Plinky  ·  Source: Thonk

Plinky DIY Kit

Plinky DIY Kit  ·  Source: Thonk

Plinky is a playfully melancholic polyphonic synthesizer in Eurorack or desktop form that wears its fragility in a touchable interface.

Plinky

It’s immediately mysterious and compelling. A panel of symbols that appear musical and synthy surrounded on two sides by patch points. It was designed as a hobby project by Alex Evans but has captured the imagination of the synth community and it is now available as a DIY kit from Thonk.co.uk.

Plinky DIY Kit

Plinky DIY Kit

Inside is a multi-sample and granular synthesizer, wavetable and virtual analog synthesis and a totally captivating sound. You play it via the pressure-sensitive front panel – don’t be fooled by all the icons, they have a purpose but when you’re playing you can ignore them completely and simply interact with the surface.

The surface is like a note grid and you can scale it to whatever takes your musical fancy.

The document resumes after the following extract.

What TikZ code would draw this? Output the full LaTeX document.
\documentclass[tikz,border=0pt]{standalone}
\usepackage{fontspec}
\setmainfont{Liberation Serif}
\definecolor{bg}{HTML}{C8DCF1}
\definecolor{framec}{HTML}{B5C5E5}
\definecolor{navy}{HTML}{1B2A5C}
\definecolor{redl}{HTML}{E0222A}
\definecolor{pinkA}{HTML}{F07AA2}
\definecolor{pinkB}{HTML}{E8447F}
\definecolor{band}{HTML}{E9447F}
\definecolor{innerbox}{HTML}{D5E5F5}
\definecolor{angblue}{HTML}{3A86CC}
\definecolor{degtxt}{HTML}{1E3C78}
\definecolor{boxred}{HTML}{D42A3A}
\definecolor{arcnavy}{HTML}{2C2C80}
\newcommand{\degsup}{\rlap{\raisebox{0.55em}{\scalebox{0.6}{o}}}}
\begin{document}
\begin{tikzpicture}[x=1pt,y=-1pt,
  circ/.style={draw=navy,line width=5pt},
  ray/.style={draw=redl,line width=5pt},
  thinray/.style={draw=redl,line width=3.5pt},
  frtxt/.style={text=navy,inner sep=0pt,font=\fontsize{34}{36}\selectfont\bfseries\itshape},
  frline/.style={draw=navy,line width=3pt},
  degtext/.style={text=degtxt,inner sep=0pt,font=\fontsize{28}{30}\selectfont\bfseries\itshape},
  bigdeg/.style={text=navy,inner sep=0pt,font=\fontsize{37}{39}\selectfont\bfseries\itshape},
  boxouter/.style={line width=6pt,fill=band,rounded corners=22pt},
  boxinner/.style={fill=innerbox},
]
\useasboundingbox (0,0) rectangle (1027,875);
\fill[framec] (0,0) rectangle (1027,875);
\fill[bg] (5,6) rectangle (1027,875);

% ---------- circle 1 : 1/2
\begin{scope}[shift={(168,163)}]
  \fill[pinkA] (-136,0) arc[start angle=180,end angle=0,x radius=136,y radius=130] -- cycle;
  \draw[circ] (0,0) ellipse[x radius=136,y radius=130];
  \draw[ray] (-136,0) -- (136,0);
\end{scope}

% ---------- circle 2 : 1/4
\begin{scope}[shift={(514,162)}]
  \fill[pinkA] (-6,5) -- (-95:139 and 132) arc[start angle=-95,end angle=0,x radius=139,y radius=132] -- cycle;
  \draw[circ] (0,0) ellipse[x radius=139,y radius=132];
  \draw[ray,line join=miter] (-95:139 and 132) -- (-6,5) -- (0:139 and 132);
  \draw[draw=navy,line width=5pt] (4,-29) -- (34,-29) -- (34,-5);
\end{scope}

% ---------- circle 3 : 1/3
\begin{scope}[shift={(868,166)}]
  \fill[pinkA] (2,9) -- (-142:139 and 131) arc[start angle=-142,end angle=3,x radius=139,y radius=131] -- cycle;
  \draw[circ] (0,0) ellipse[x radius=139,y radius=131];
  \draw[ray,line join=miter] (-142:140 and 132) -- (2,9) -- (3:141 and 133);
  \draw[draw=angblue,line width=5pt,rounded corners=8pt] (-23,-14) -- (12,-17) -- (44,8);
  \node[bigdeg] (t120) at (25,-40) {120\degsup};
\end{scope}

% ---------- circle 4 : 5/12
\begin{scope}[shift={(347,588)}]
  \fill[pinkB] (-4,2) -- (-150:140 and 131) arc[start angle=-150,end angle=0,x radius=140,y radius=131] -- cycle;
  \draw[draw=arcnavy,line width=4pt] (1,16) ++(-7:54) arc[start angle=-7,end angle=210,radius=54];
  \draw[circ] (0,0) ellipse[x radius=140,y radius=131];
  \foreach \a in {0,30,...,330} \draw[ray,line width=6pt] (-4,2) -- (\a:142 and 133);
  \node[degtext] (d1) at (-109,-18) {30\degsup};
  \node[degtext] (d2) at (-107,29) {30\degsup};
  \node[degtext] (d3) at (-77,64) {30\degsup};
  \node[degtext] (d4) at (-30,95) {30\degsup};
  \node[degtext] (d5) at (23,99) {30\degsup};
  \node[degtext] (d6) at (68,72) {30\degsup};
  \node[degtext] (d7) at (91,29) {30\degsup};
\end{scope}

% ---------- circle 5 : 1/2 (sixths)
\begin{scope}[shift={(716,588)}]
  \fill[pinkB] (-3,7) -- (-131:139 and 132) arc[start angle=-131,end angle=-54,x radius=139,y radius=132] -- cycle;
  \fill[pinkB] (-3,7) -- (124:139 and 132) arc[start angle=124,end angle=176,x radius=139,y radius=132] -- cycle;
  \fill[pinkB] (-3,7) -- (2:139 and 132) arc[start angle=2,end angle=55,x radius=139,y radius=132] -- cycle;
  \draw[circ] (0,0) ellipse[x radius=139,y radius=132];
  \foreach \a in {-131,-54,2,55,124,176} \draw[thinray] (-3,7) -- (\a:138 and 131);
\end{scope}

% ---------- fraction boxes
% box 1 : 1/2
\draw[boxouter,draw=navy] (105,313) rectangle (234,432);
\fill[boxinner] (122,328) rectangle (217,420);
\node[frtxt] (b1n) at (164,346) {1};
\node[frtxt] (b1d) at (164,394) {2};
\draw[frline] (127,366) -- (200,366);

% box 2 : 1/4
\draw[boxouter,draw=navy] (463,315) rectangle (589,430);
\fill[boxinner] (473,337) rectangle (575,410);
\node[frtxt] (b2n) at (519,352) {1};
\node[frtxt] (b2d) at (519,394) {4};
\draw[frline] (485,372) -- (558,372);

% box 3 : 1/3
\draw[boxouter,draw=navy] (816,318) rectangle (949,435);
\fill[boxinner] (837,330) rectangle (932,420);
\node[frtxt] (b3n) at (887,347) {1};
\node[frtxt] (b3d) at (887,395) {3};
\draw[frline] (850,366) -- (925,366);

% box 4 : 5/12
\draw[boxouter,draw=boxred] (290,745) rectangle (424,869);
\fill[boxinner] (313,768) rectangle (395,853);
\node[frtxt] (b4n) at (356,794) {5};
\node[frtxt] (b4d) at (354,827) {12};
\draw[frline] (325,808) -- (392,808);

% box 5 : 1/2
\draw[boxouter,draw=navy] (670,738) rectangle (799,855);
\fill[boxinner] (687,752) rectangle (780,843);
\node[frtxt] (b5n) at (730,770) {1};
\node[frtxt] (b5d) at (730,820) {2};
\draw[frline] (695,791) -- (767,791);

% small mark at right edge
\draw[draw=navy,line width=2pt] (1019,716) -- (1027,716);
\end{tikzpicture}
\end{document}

Tiny LEDs in the corner of each grid circle indicate root notes and connected notes as you play. There’s another mode for the granular engine where your finger becomes something like a tape head moving through slices of the loaded sample.

Iconic

The icons seem initially overwhelming and many of them control two parameters shown with tiny labels, but they are obvious enough on closer examination giving you all the usual synth controls we’ve come to expect. They are on the small side but the lovely little screen at the top helps with letting you know what you’re doing. The row of buttons along the bottom enable access to the parameters in edit mode.

For the sound engine, you get 4 oscillators per voice that are pushed around the stereo output with virtual analog or crossfading wavetables on offer and you can mix in some noise. There are two envelopes per voice and a lowpass gate tied to the pressure input so the sound gets brighter the harder you play. There are then 4 global LFOs and a bunch of effects to keep things interesting.

Vibes

The sound seems lovely. They say it lends itself to a fragile and melancholy sound and the expressiveness is surprisingly good. It has the vibe of an acoustic instrument that responds to your playing.

The first two editions of the Plinky synth sold out really quickly and there’s currently a waiting list for the DIY kit being maintained on the Thonk website. It will cost you your patience and £180.